[Material provided]
● ● ●

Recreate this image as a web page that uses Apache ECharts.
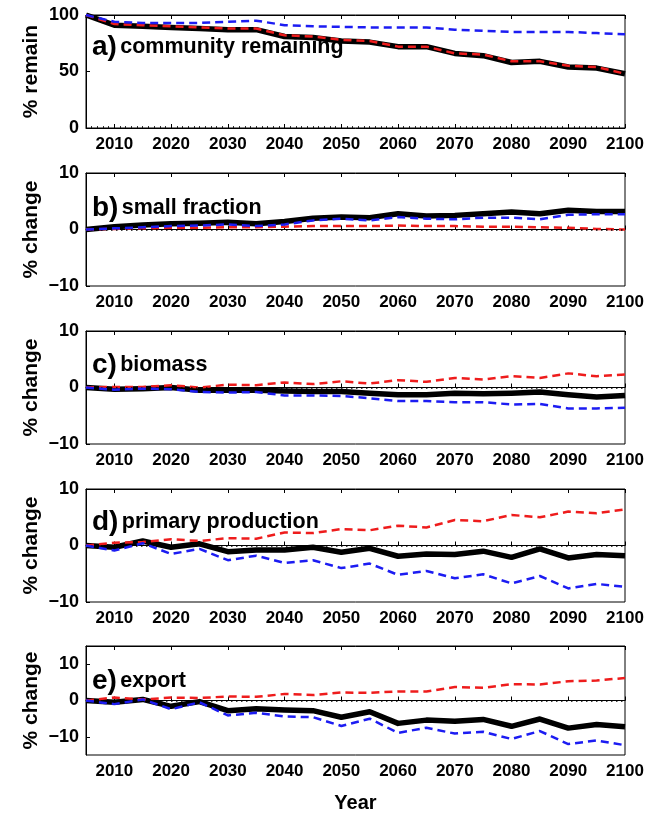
<!DOCTYPE html>
<html>
<head>
<meta charset="utf-8">
<script src="https://cdn.jsdelivr.net/npm/echarts@6/dist/echarts.min.js"></script>
<style>
html,body{margin:0;padding:0;background:#fff;}
#chart{width:661px;height:814px;}
</style>
</head>
<body>
<div id="chart"></div>
<script>
// ---- data ----
const years = [2005,2010,2015,2020,2025,2030,2035,2040,2045,2050,2055,2060,2065,2070,2075,2080,2085,2090,2095,2100];
const decadeTicks = [2010,2020,2030,2040,2050,2060,2070,2080,2090,2100];

const panelLabels = ['a)', 'b)', 'c)', 'd)', 'e)'];
const panelNames = ['community remaining', 'small fraction', 'biomass', 'primary production', 'export'];
const yNames = ['% remain', '% change', '% change', '% change', '% change'];
const xName = 'Year';

// a) community remaining
const aBlack = [100,91,90,89,88,87,87,81,80,77,76,72,72,66,64,58,59,54,53,48];
const aRed   = [100,92,91,90,89,88,88,82,81,78,77,72,72,66,65,59,59,55,54,48];
const aBlue  = [100,94,93,93,93,94,95,91,90,89.5,89,89,89,87,86,85,85,85,84,83];
// b) small fraction
const bBlack = [0,0.5,0.8,1.0,1.1,1.3,1.0,1.4,2.0,2.2,2.1,2.8,2.4,2.5,2.8,3.1,2.8,3.4,3.2,3.2];
const bRed   = [0,0.1,0.2,0.3,0.3,0.4,0.4,0.5,0.6,0.6,0.6,0.7,0.6,0.6,0.5,0.5,0.4,0.3,0.1,0.0];
const bBlue  = [0,0.2,0.4,0.6,0.7,0.9,0.6,0.9,1.6,1.9,1.6,2.2,1.9,1.8,2.1,2.1,1.8,2.6,2.7,2.7];
// c) biomass
const cBlack = [0,-0.3,-0.2,0,-0.5,-0.5,-0.5,-0.6,-0.7,-0.7,-1.0,-1.3,-1.3,-1.0,-1.1,-1.0,-0.8,-1.3,-1.7,-1.4];
const cRed   = [0,0.1,0.1,0.4,0,0.5,0.4,0.9,0.6,1.1,0.7,1.3,1.0,1.7,1.4,2.0,1.7,2.5,2.0,2.3];
const cBlue  = [0,-0.4,-0.2,-0.3,-0.8,-0.9,-0.8,-1.4,-1.4,-1.5,-1.9,-2.4,-2.4,-2.6,-2.6,-3.0,-2.9,-3.7,-3.7,-3.6];
// d) primary production
const dBlack = [0,-0.3,0.8,-0.3,0.3,-1.1,-0.8,-0.8,-0.3,-1.2,-0.5,-1.9,-1.5,-1.6,-1.0,-2.1,-0.6,-2.2,-1.6,-1.8];
const dRed   = [0,0.5,0.6,1.1,0.8,1.3,1.2,2.3,2.2,2.9,2.7,3.5,3.2,4.5,4.3,5.4,5.0,6.0,5.7,6.4];
const dBlue  = [0,-0.9,0.4,-1.5,-0.6,-2.6,-1.8,-3.1,-2.6,-4.0,-3.2,-5.2,-4.5,-5.8,-5.1,-6.7,-5.4,-7.6,-6.8,-7.3];
// e) export
const eBlack = [0,-0.5,0.3,-1.6,-0.3,-2.8,-2.3,-2.6,-2.8,-4.6,-3.1,-6.3,-5.4,-5.7,-5.2,-7.1,-5.1,-7.6,-6.6,-7.2];
const eRed   = [0,0.8,0.3,0.8,0.7,1.1,1.0,1.8,1.5,2.2,2.1,2.5,2.5,3.7,3.5,4.5,4.4,5.3,5.5,6.2];
const eBlue  = [0,-1.0,0.3,-2.4,-0.5,-4.1,-3.4,-4.4,-4.6,-7.0,-5.0,-8.9,-7.5,-9.1,-8.6,-10.6,-8.4,-12.0,-11.0,-12.3];

const yTicksA = [0,50,100];
const yTicksChange = [-10,0,10];

// ---- layout / style ----
const FONT = 'Liberation Sans';
const gridTops = [15,173,331,489,646];
const gridH = 113;
const gridLeft = 86, gridW = 539;
const labelCenters = [48,209,366,523,682];

const panels = [
  {black:aBlack, red:aRed, blue:aBlue, min:0, max:100, ticks:yTicksA, zero:false},
  {black:bBlack, red:bRed, blue:bBlue, min:-10, max:10, ticks:yTicksChange, zero:true},
  {black:cBlack, red:cRed, blue:cBlue, min:-10, max:10, ticks:yTicksChange, zero:true},
  {black:dBlack, red:dRed, blue:dBlue, min:-10, max:10, ticks:yTicksChange, zero:true},
  {black:eBlack, red:eRed, blue:eBlue, min:-15, max:15, ticks:yTicksChange, zero:true}
];

const pair = arr => years.map((y,i)=>[y, arr[i]]);
const fmtNum = v => String(v).replace('-', '\u2212');
const fmtYear = v => String(v);

const grids = [], xAxes = [], yAxes = [], series = [], graphics = [];

panels.forEach((p, i) => {
  grids.push({left:gridLeft, top:gridTops[i], width:gridW, height:gridH, show:true, borderColor:'#000', borderWidth:1, backgroundColor:'transparent'});
  const bottomIdx = xAxes.length;
  xAxes.push({
    type:'value', gridIndex:i, position:'bottom', min:2005, max:2100,
    axisLine:{show:true, lineStyle:{color:'#000', width:1}},
    axisTick:{show:true, inside:true, length:4, customValues:decadeTicks, lineStyle:{color:'#000'}},
    axisLabel:{show:true, customValues:decadeTicks, margin:8, color:'#000', fontFamily:FONT, fontWeight:'bold', fontSize:17, formatter:fmtYear},
    splitLine:{show:false},
    name: i === 4 ? xName : '', nameLocation:'middle', nameGap:38,
    nameTextStyle:{color:'#000', fontFamily:FONT, fontWeight:'bold', fontSize:20}
  });
  xAxes.push({
    type:'value', gridIndex:i, position:'top', min:2005, max:2100,
    axisLine:{show:true, lineStyle:{color:'#000', width:1}},
    axisTick:{show:true, inside:true, length:4, customValues:decadeTicks, lineStyle:{color:'#000'}},
    axisLabel:{show:false}, splitLine:{show:false}
  });
  if (i === 0) {
    xAxes.push({
      type:'value', gridIndex:i, position:'bottom', min:2005, max:2100, interval:1,
      axisLine:{show:false},
      axisTick:{show:true, inside:true, length:2, lineStyle:{color:'#000', width:0.8}},
      axisLabel:{show:false}, splitLine:{show:false}
    });
  }
  const yIdx = yAxes.length;
  yAxes.push({
    type:'value', gridIndex:i, min:p.min, max:p.max,
    axisLine:{show:true, lineStyle:{color:'#000', width:1}},
    axisTick:{show:true, inside:true, length:4, customValues:p.ticks, lineStyle:{color:'#000'}},
    axisLabel:{show:true, customValues:p.ticks, margin:7, color:'#000', fontFamily:FONT, fontWeight:'bold', fontSize:18, formatter:fmtNum},
    splitLine:{show:false},
    name: yNames[i], nameLocation:'middle', nameGap:44, nameRotate:90, nameMoveOverlap:false,
    nameTextStyle:{color:'#000', fontFamily:FONT, fontWeight:'bold', fontSize:21}
  });
  const common = {type:'line', xAxisIndex:bottomIdx, yAxisIndex:yIdx, symbol:'none', animation:false, silent:true};
  series.push(Object.assign({}, common, {
    name:'black'+i, data:pair(p.black), z:3,
    lineStyle:{color:'#000', width:5.5, join:'round'},
    markLine: p.zero ? {silent:true, symbol:'none', label:{show:false}, animation:false,
      lineStyle:{color:'#000', type:[1.5,3.5], width:1.5}, data:[{yAxis:0}]} : undefined
  }));
  series.push(Object.assign({}, common, {
    name:'red'+i, data:pair(p.red), z:4,
    lineStyle:{color:'#ee1c1c', width:2.5, type:[8,5]}
  }));
  series.push(Object.assign({}, common, {
    name:'blue'+i, data:pair(p.blue), z:5,
    lineStyle:{color:'#1c1cf2', width:2.5, type:[8,5]}
  }));
  graphics.push({
    type:'text', left:92, top:labelCenters[i]-15, z:100,
    style:{
      text:'{a|' + panelLabels[i] + '} {b|' + panelNames[i] + '}',
      rich:{
        a:{fontFamily:FONT, fontWeight:'bold', fontSize:28, fill:'#000', verticalAlign:'middle'},
        b:{fontFamily:FONT, fontWeight:'bold', fontSize:21.5, fill:'#000', verticalAlign:'middle'}
      }
    }
  });
});

const chart = echarts.init(document.getElementById('chart'), null, {renderer:'canvas'});
chart.setOption({
  backgroundColor:'#fff',
  animation:false,
  grid:grids, xAxis:xAxes, yAxis:yAxes, series:series, graphic:graphics
});
</script>
</body>
</html>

● ● ●

[Exercise prompt]
Every line from the top of the material above through the line with "const xName = 'Year';" should be duplicated exactly, please; leave out the pictures.

[Output of the task]
Recreate this image as a web page that uses Apache ECharts.
<!DOCTYPE html>
<html>
<head>
<meta charset="utf-8">
<script src="https://cdn.jsdelivr.net/npm/echarts@6/dist/echarts.min.js"></script>
<style>
html,body{margin:0;padding:0;background:#fff;}
#chart{width:661px;height:814px;}
</style>
</head>
<body>
<div id="chart"></div>
<script>
// ---- data ----
const years = [2005,2010,2015,2020,2025,2030,2035,2040,2045,2050,2055,2060,2065,2070,2075,2080,2085,2090,2095,2100];
const decadeTicks = [2010,2020,2030,2040,2050,2060,2070,2080,2090,2100];

const panelLabels = ['a)', 'b)', 'c)', 'd)', 'e)'];
const panelNames = ['community remaining', 'small fraction', 'biomass', 'primary production', 'export'];
const yNames = ['% remain', '% change', '% change', '% change', '% change'];
const xName = 'Year';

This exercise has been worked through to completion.